Warto tu przyjść wcześnie rano, bądź pod wieczór. Jest szansa, że uniknie się wielogodzinnej kolejki do wejścia do kapliczki tak małej, że może pomieścić zaledwie trzy osoby.
Różni się od trzech pozostałych. Tu na ulicach panuje większy spokój, nie ma też kramów. Są sklepy, jest też subway z kanapkami, jeśli już znudzi się jedzenie tradycyjnych potraw kuchni bliskowschodniej.
Ścieżki prowadzą tu nie tylko do synagogi Hurwa, ale przede wszystkim do najświętszego miejsca religii żydowskiej – Ściany Płaczu, bądź Muru Zachodniego. To fragment ściany zburzonej Drugiej Świątyni Jerozolimskiej.
Ściana podzielona jest na dwie części. Większa dla mężczyzn i mniejsza dla kobiet. W szczelinach kamieni wierni zostawiają spisane na kawałku papieru modlitwy. Można podejść do tego miejsca, ale należy zachowywać się z szacunkiem (bo podobno to z tego miejsca Bóg wziął glinę i ulepił Adama) oraz zakryć głowę. Ten obowiązek dotyczy zarówno mężczyzn jak i kobiet.
Świątynne Wzgórze
Nieopodal Ściany Płaczu znajduje się przejście na Świątynne Wzgórze – to znów jedno z trzech (po Mekce i Medynie) najświętszych miejsc dla muzułmanów. W tym miejscu straż pilnuje nie tylko porządku (w Starym Mieście trzeba kilka razy przejść przez bramkę do wykrywania metalu), ale też i „przyzwoitego” ubioru. Zarówno kobiety jak i mężczyźni muszą mieć zakryte ciało. Tu obowiązują długie rękawy i nogawki. Jeśli widać kostki w przykrótkich spodniach, to trzeba się liczyć z tym, że strażnicy nakażą założenie specjalnej długiej spódnicy. Dotyczy to również panów. Kobiety nie muszą mieć zasłoniętej głowy, ale strażnicy przychylniejszym okiem patrzą na gołe kostki, przy jednoczesnym zakryciu głowy. Pary nie mogą sobie też okazywać uczuć. Nawet trzymanie się za rękę jest w tym miejscu zabronione.

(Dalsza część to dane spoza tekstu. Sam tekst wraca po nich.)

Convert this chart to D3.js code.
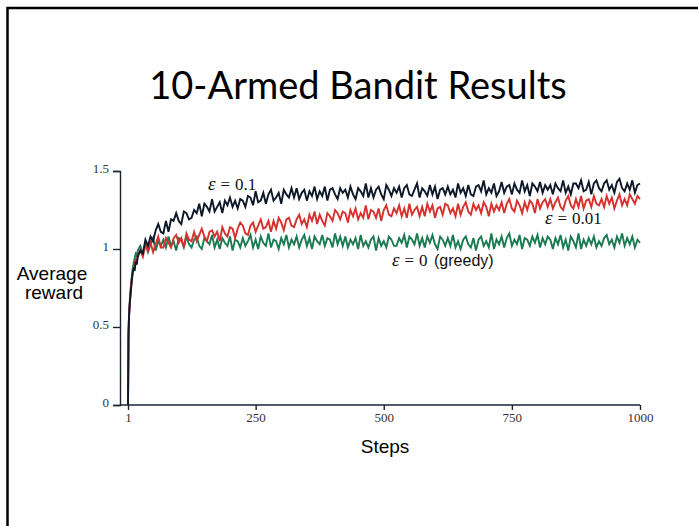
<!DOCTYPE html>
<html>
<head>
<meta charset="utf-8">
<script src="https://cdn.jsdelivr.net/npm/d3@7/dist/d3.min.js"></script>
<style>
  body { margin: 0; background: #fff; }
  svg { display: block; }
</style>
</head>
<body>
<div id="chart"></div>
<script>
// steps: dense at the start, then every 5 steps
var earlySteps = [1, 2, 3, 4, 6, 8, 10, 12, 14, 16, 18, 20]
var steps = earlySteps.concat(d3.range(25, 1001, 5))

// epsilon = 0.1 (black)
var eps01 = [
  0.00, 0.45, 0.56, 0.63, 0.71, 0.78, 0.84, 0.88, 0.86, 0.92, 0.90, 0.95,
  0.99, 0.97, 1.06, 1.02, 1.08, 1.05, 1.12, 1.16, 1.11, 1.10, 1.18, 1.11, 1.19, 1.18, 1.23, 1.18, 1.16, 1.24, 1.23, 1.19,
  1.20, 1.25, 1.23, 1.29, 1.21, 1.29, 1.27, 1.24, 1.32, 1.24, 1.27, 1.30, 1.23, 1.31, 1.28, 1.33, 1.27, 1.31, 1.26, 1.32,
  1.31, 1.27, 1.34, 1.33, 1.28, 1.37, 1.30, 1.31, 1.36, 1.29, 1.35, 1.38, 1.31, 1.33, 1.36, 1.29, 1.38, 1.35, 1.33, 1.39,
  1.33, 1.39, 1.32, 1.36, 1.38, 1.31, 1.37, 1.34, 1.40, 1.32, 1.37, 1.34, 1.40, 1.31, 1.38, 1.39, 1.35, 1.32, 1.39, 1.36,
  1.38, 1.33, 1.40, 1.35, 1.32, 1.39, 1.37, 1.34, 1.42, 1.33, 1.39, 1.33, 1.38, 1.40, 1.35, 1.32, 1.41, 1.38, 1.34, 1.39,
  1.36, 1.40, 1.33, 1.39, 1.41, 1.35, 1.34, 1.38, 1.42, 1.33, 1.39, 1.37, 1.34, 1.41, 1.35, 1.40, 1.32, 1.38, 1.39, 1.35,
  1.40, 1.35, 1.38, 1.33, 1.42, 1.36, 1.39, 1.34, 1.41, 1.35, 1.34, 1.40, 1.41, 1.37, 1.44, 1.35, 1.39, 1.36, 1.42, 1.34,
  1.37, 1.43, 1.36, 1.40, 1.41, 1.35, 1.42, 1.38, 1.36, 1.44, 1.37, 1.41, 1.34, 1.42, 1.40, 1.37, 1.43, 1.36, 1.41, 1.38,
  1.41, 1.35, 1.42, 1.39, 1.37, 1.44, 1.36, 1.40, 1.35, 1.42, 1.42, 1.39, 1.44, 1.37, 1.38, 1.43, 1.35, 1.42, 1.44, 1.39,
  1.37, 1.42, 1.44, 1.38, 1.41, 1.36, 1.43, 1.45, 1.39, 1.37, 1.42, 1.38, 1.44, 1.36, 1.41, 1.42
]

// epsilon = 0.01 (red)
var eps001 = [
  0.00, 0.47, 0.57, 0.62, 0.72, 0.80, 0.85, 0.87, 0.91, 0.93, 0.92, 0.96,
  0.99, 0.95, 1.03, 0.99, 1.04, 0.98, 1.03, 1.08, 1.01, 1.01, 1.07, 1.04, 1.01, 1.07, 1.09, 1.04, 1.07, 1.01, 1.10, 1.06,
  1.05, 1.11, 1.05, 1.09, 1.13, 1.08, 1.05, 1.11, 1.12, 1.08, 1.11, 1.05, 1.14, 1.10, 1.08, 1.14, 1.13, 1.07, 1.13, 1.17,
  1.15, 1.10, 1.09, 1.15, 1.17, 1.11, 1.15, 1.19, 1.13, 1.14, 1.18, 1.11, 1.18, 1.13, 1.20, 1.17, 1.12, 1.19, 1.20, 1.15,
  1.14, 1.19, 1.22, 1.16, 1.19, 1.14, 1.22, 1.18, 1.24, 1.16, 1.22, 1.18, 1.15, 1.23, 1.21, 1.18, 1.25, 1.23, 1.19, 1.24,
  1.23, 1.17, 1.25, 1.21, 1.26, 1.19, 1.23, 1.20, 1.28, 1.19, 1.25, 1.24, 1.20, 1.26, 1.18, 1.25, 1.28, 1.22, 1.21, 1.26,
  1.23, 1.28, 1.21, 1.26, 1.20, 1.29, 1.22, 1.25, 1.27, 1.21, 1.27, 1.21, 1.29, 1.24, 1.28, 1.20, 1.26, 1.27, 1.22, 1.29,
  1.28, 1.23, 1.26, 1.21, 1.29, 1.22, 1.27, 1.30, 1.24, 1.22, 1.29, 1.25, 1.28, 1.23, 1.30, 1.27, 1.21, 1.29, 1.24, 1.28,
  1.25, 1.30, 1.23, 1.29, 1.32, 1.26, 1.24, 1.31, 1.28, 1.23, 1.30, 1.25, 1.31, 1.29, 1.23, 1.32, 1.26, 1.30, 1.32, 1.27,
  1.32, 1.26, 1.30, 1.33, 1.27, 1.25, 1.31, 1.34, 1.28, 1.26, 1.32, 1.27, 1.34, 1.26, 1.31, 1.32, 1.27, 1.34, 1.29, 1.28,
  1.32, 1.27, 1.34, 1.29, 1.33, 1.26, 1.31, 1.35, 1.28, 1.32, 1.28, 1.35, 1.32, 1.29, 1.34, 1.32
]

// epsilon = 0, greedy (green)
var eps0 = [
  0.00, 0.46, 0.58, 0.65, 0.74, 0.81, 0.87, 0.91, 0.94, 0.97, 0.96, 0.99,
  1.02, 0.97, 1.03, 0.98, 1.03, 1.07, 0.99, 1.05, 1.02, 1.06, 1.01, 1.08, 1.02, 1.05, 0.99, 1.07, 1.06, 1.01, 1.08, 1.03,
  1.01, 1.06, 1.08, 1.02, 1.00, 1.07, 1.05, 1.03, 1.09, 1.01, 1.06, 1.00, 1.07, 1.04, 1.02, 1.08, 0.99, 1.06, 1.05, 1.01,
  1.07, 1.02, 1.05, 1.09, 1.01, 1.06, 1.00, 1.08, 1.04, 1.02, 1.10, 1.01, 1.06, 1.05, 1.00, 1.07, 1.03, 1.09, 1.01, 1.06,
  1.03, 1.08, 1.01, 1.06, 1.09, 1.02, 1.07, 1.00, 1.08, 1.05, 1.03, 1.09, 1.02, 1.07, 1.06, 1.01, 1.10, 1.03, 1.08, 1.02,
  1.08, 1.01, 1.06, 1.03, 1.07, 1.00, 1.09, 1.02, 1.05, 1.01, 1.06, 1.08, 0.99, 1.07, 1.02, 1.05, 1.01, 1.08, 1.06, 1.02,
  1.02, 1.07, 1.04, 1.09, 1.01, 1.08, 1.06, 1.03, 1.10, 1.02, 1.07, 1.01, 1.08, 1.04, 1.09, 1.03, 1.00, 1.08, 1.06, 1.02,
  1.07, 1.02, 1.09, 1.01, 1.05, 1.00, 1.06, 1.08, 1.03, 1.01, 1.07, 0.99, 1.06, 1.08, 1.02, 1.05, 1.01, 1.10, 1.00, 1.06,
  1.03, 1.08, 1.01, 1.07, 1.10, 1.02, 1.06, 1.03, 1.09, 1.00, 1.07, 1.06, 1.02, 1.08, 1.04, 1.09, 1.01, 1.07, 1.03, 1.08,
  1.06, 1.00, 1.07, 1.03, 1.09, 1.01, 1.06, 0.99, 1.08, 1.05, 1.01, 1.10, 1.00, 1.06, 1.02, 1.07, 1.03, 1.08, 1.01, 1.05,
  1.02, 1.07, 1.09, 1.03, 1.06, 1.01, 1.08, 1.04, 1.10, 1.02, 1.07, 1.03, 1.08, 1.01, 1.06, 1.04
]

var xTicks = [1, 250, 500, 750, 1000]
var yTicks = [0, 0.5, 1, 1.5]

var series = [
  { name: 'greedy', values: eps0, color: '#1a7a52' },
  { name: '0.01', values: eps001, color: '#d8302d' },
  { name: '0.1', values: eps01, color: '#0c1828' }
]

var width = 698, height = 526

var svg = d3.select('#chart').append('svg')
  .attr('width', width)
  .attr('height', height)

// slide frame
svg.append('path')
  .attr('d', 'M7.5,526V8H698')
  .attr('fill', 'none')
  .attr('stroke', '#000')
  .attr('stroke-width', 2.5)

svg.append('text')
  .attr('x', 358)
  .attr('y', 99)
  .attr('text-anchor', 'middle')
  .style('font-family', 'Lato, "Open Sans", sans-serif')
  .style('font-size', '38px')
  .attr('fill', '#000')
  .text('10-Armed Bandit Results')

var xScale = d3.scaleLinear().domain([1, 1000]).range([128, 640])
var yScale = d3.scaleLinear().domain([0, 1.5]).range([405, 171])
var axisX0 = 120

var line = d3.line()
  .x((d, i) => xScale(steps[i]))
  .y(d => yScale(d))

svg.append('g').attr('class', 'lines')
  .selectAll('path')
  .data(series).enter()
  .append('path')
  .attr('d', d => line(d.values))
  .attr('fill', 'none')
  .attr('stroke', d => d.color)
  .attr('stroke-width', 1.9)
  .attr('stroke-linejoin', 'miter')

/* axes */
var xAxis = d3.axisBottom(xScale).tickValues(xTicks).tickFormat(d3.format('d')).tickSizeOuter(0).tickSize(5).tickPadding(3)
var yAxis = d3.axisLeft(yScale).tickValues(yTicks).tickFormat(d3.format('')).tickSizeOuter(0).tickSize(7).tickPadding(4)

var gx = svg.append('g')
  .attr('transform', `translate(0, ${yScale(0)})`)
  .call(xAxis)
gx.select('.domain').attr('d', `M${axisX0},0H${xScale(1000)}`)

var gy = svg.append('g')
  .attr('transform', `translate(${axisX0}, 0)`)
  .call(yAxis)

svg.selectAll('.domain, .tick line')
  .attr('stroke', '#1a2430')
  .attr('stroke-width', 1.4)
svg.selectAll('.tick text')
  .style('font-family', '"Liberation Serif", "Times New Roman", serif')
  .style('font-size', '13px')
  .attr('fill', '#333')
gy.selectAll('.tick text').attr('dy', '0.15em')

/* axis titles */
var sans = '"Liberation Sans", Arial, sans-serif'
svg.append('text')
  .attr('x', 385).attr('y', 453)
  .attr('text-anchor', 'middle')
  .style('font-family', sans).style('font-size', '19px')
  .text('Steps')

var ylab = svg.append('text')
  .attr('text-anchor', 'middle')
  .style('font-family', sans).style('font-size', '19px')
ylab.append('tspan').attr('x', 52).attr('y', 280).text('Average')
ylab.append('tspan').attr('x', 54).attr('y', 299).text('reward')

/* series labels */
var serif = '"Liberation Serif", "Times New Roman", serif'
var labels = [
  { eps: '0.1', extra: '', x: 208, y: 190 },
  { eps: '0.01', extra: '', x: 545, y: 224 },
  { eps: '0', extra: ' (greedy)', x: 392, y: 266 }
]
labels.forEach(l => {
  var t = svg.append('text')
    .attr('x', l.x).attr('y', l.y)
    .style('font-family', serif).style('font-size', '17px')
    .attr('fill', '#111')
  t.append('tspan').style('font-style', 'italic').style('font-size', '19px').text('ε')
  t.append('tspan').attr('dx', 5).text('=')
  t.append('tspan').attr('dx', 5).text(l.eps)
  if (l.extra) {
    t.append('tspan').attr('dx', 2).style('font-family', sans).style('font-size', '16px').text(l.extra)
  }
})
</script>
</body>
</html>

Tu znajduje się największy w Palestynie meczet Al-Aksa. Może on pomieścić 30 tys. wiernych. Na przeciwko niego znajduje się Kopuła na Skale. To jedno z najbardziej charakterystycznych miejsc w Jerozolimie. Według wierzeń to właśnie z tej skały ukrytej dla niewiernych pod złotą kopułą – Mahomet został wniebowzięty. Do meczetu, ani do wnętrza Kopuły na Skale nie mogą wchodzić niemuzułmanie.

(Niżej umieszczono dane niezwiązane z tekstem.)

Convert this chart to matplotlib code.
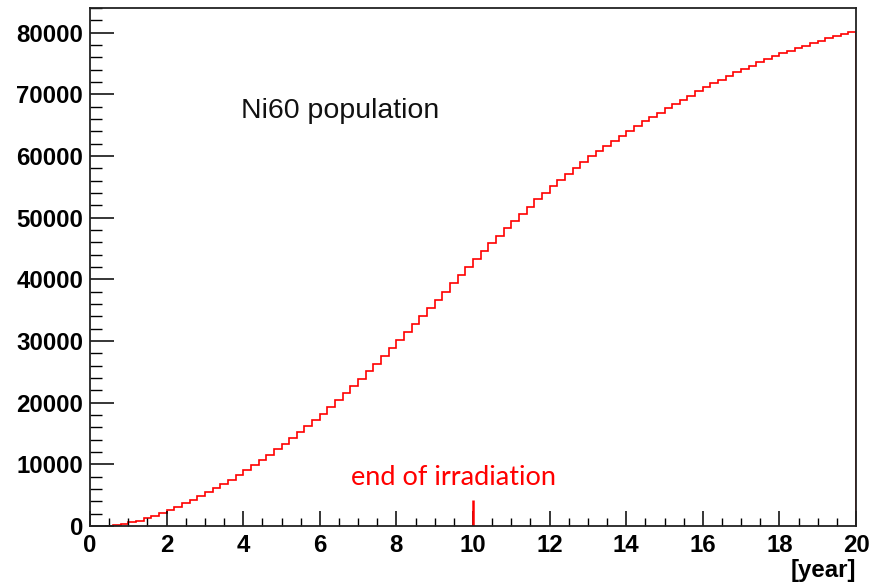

Wybierając się w to miejsce warto wcześniej sprawdzić godziny otwarcia. O ile muzułmanie bez problemu mogą wchodzić na Wzgórze Świątynne, tak turyści są wpuszczani tylko dwa razy dziennie po dwie godziny. W piątek, w dzień świąteczny dla wyznawców Allaha, wzgórze jest zamknięte dla „niewiernych”.
Jerozolima jest bezpieczna
Niemal na każdym rogu widać uzbrojone patrole żołnierzy. Są to patrole mieszane, złożone zarówno z Żydów jak i muzułmanów, by było bezpieczniej.

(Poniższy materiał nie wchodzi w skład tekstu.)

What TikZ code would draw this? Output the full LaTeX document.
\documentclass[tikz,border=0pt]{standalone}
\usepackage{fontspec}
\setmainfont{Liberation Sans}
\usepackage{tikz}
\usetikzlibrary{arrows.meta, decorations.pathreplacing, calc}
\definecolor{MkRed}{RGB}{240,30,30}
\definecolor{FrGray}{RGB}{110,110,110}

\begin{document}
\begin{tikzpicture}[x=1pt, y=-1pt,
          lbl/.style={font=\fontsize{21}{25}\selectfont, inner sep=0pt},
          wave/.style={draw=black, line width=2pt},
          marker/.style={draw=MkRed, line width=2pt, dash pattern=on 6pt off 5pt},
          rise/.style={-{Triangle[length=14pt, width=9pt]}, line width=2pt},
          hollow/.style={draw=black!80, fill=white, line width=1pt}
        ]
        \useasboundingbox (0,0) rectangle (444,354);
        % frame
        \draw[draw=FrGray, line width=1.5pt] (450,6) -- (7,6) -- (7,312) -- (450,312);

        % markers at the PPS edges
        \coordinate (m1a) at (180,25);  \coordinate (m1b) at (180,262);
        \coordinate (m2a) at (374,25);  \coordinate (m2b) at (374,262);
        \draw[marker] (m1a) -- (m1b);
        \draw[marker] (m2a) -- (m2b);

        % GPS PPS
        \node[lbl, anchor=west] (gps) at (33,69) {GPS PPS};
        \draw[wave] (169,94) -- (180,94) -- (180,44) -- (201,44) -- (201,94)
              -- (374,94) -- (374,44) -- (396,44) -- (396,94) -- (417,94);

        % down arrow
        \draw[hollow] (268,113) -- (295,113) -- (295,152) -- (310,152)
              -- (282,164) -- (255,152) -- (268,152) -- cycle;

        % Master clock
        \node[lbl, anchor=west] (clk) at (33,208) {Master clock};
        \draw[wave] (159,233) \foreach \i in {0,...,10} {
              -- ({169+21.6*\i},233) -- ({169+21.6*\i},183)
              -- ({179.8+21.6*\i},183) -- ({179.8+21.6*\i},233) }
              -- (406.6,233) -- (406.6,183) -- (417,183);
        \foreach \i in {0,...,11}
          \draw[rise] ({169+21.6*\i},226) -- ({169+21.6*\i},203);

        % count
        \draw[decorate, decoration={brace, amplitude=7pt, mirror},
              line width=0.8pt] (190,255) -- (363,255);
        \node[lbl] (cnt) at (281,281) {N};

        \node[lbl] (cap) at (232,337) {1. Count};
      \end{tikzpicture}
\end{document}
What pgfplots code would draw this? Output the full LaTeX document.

Choć plątanina wąskich i zatłoczonych uliczek może wywoływać konsternację, to nie sposób się zgubić. Zawsze ktoś wskaże drogę do jednej z bram prowadzących do nowej części miasta. A wychodząc poza obręb Starego Miasta, warto swe kroki skierować jeszcze na Mahane Yehuda Market. To raj dla zmysłów. Już przy wyjściu z marketu znajduje się bar, w którym serwują podobno najlepszy sabih (smażone bakłażany) w całej Jerozolimie.
Góra Oliwna
Tu znajduje się najstarszy, największy i najdroższy cmentarz żydowski na świecie. Z placu na Świątynnym Wzgórzu widać grób choćby proroka Zachariasza. Za miejsce na tym cmentarzu Żydzi płacą nawet kilkadziesiąt tysięcy dolarów.
Schodząc z Góry Oliwnej warto odwiedzić też grób Marii – matki Jezusa. Świątynia położona jest w Dolinie Cedronu.
Podróż do Palestyny
Z Jerozolimy kursują autobusy do Betlejem, miejsca narodzin Jezusa. To palestyńskie miasto znajduje się na Zachodnim Brzegu Jordanu.